My anecdote is that on Paxil, my empathy dropped significantly, as did my inhibition (and response to art fwiw), while my apathy increased. It looked like me saying whatever TF I wanted to whomever and not giving a shit. It also felt like that.
posted by cotton dress sock at 5:36 AM on August 2, 2018 [1 favorite]


Popped in to say that this happened to me on Wellbutrin. I'd look for another antidepressant.
posted by Dressed to Kill at 7:43 AM on August 2, 2018


My one experience with antidepressants was a brief stint on Wellbutrin. I was very quick to anger on it, which is uncharacteristic for me. 17th-ing what everybody else said.

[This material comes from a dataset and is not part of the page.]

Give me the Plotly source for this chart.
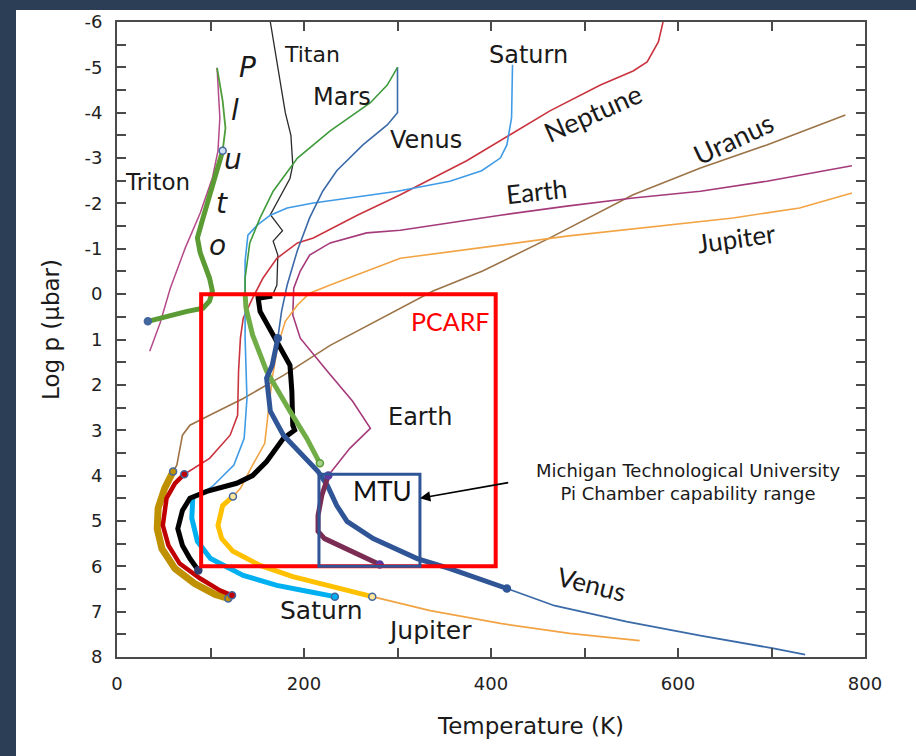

I quit cold turkey. Got a couple of what I can only describe as "brain zaps" after I quit. Obviously follow your doctor's recommendation for slowly coming off of it instead.
posted by clawsoon at 8:09 AM on August 2, 2018


The anger theory works for some people, it doesn't resonate for me. Depression is a physical illness and a mental condition. The medication is literally generating anger; I don't think it's releasing hidden anger, I think it's physiological. With some nuance. Sometimes anti-depressants allow you to start feeling better and having more energy, and the anger and pain might be right there, and the increased energy lets it out. Some people attempt suicide when they begin to feel better because they have the energy to act on the urge that was already there. So, be careful about that. Your doctor absolutely needs to take this seriously.

A brisk walk can help channel some of the angry energy. Good luck, this is hard.
posted by theora55 at 9:35 AM on August 2, 2018


I'm on Wellbutrin as well, and noticed I would get FURIOUS when my PMS started. The doc put me on a low dose of Prozac as well and that seemed to help a lot.
posted by The otter lady at 11:30 AM on August 2, 2018


Thank you all so, so much for sharing your thoughts and experiences with me. I'm not actually on wellbutrin but a low dose of buspirone. I've rarely heard good things about wellbutrin, so when my pcp suggested it, I opted for buspirone instead.

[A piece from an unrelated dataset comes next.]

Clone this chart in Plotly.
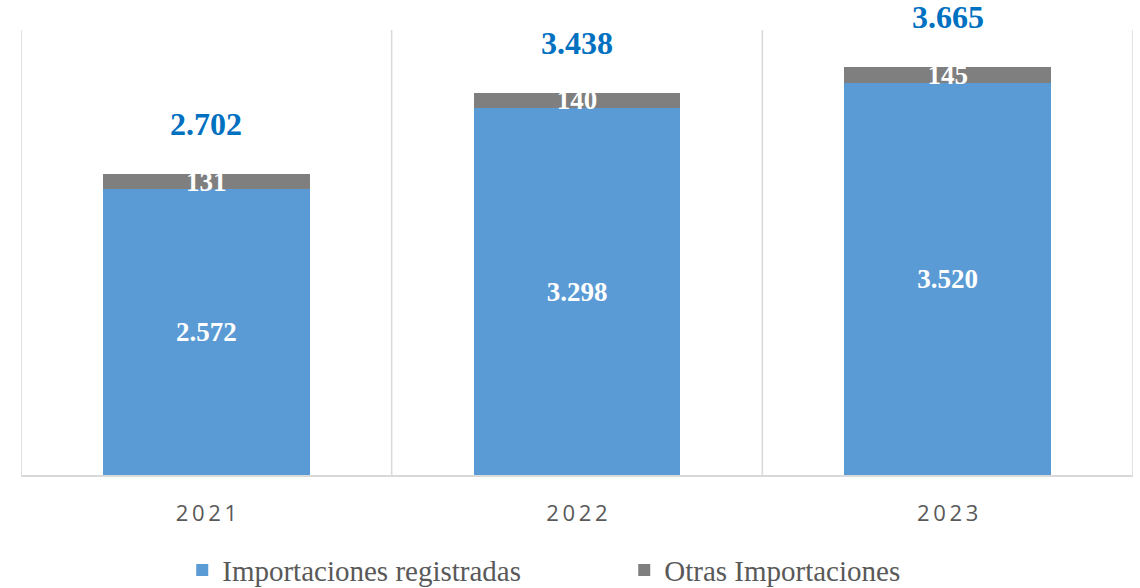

A side-effect of reading your responses made me realize that I'm not exactly angry per se, more just a ball of anxious energy that's looking for convenient outs. It's also probably connected to my increased anxiety about leaving my apartment (because I won't have a parking spot within 50 feet of my apartment when I get back, and this is obviously a life-and-death concern. thanks brain). So trying something else is definitely in the cards. This is my first time dinking around with my meds, so hearing about your experiences makes me feel better and braver about trying new solutions.
posted by snerson at 1:44 PM on August 2, 2018


Oddly, Buspar is FDA approved for anxiety, not for depression (though used off-label for it, I don't think many people would use it as a first-line anti-depressant). But keep trying. A lot of people have to shuffle through a few drugs til they find one that works. Good luck!
posted by praemunire at 3:22 PM on August 2, 2018


I'm not exactly angry per se, more just a ball of anxious energy that's looking for convenient outs.

The restlessness could be part of a side effect known as akithisia. You might read up on akithisia and see if that rings true for you.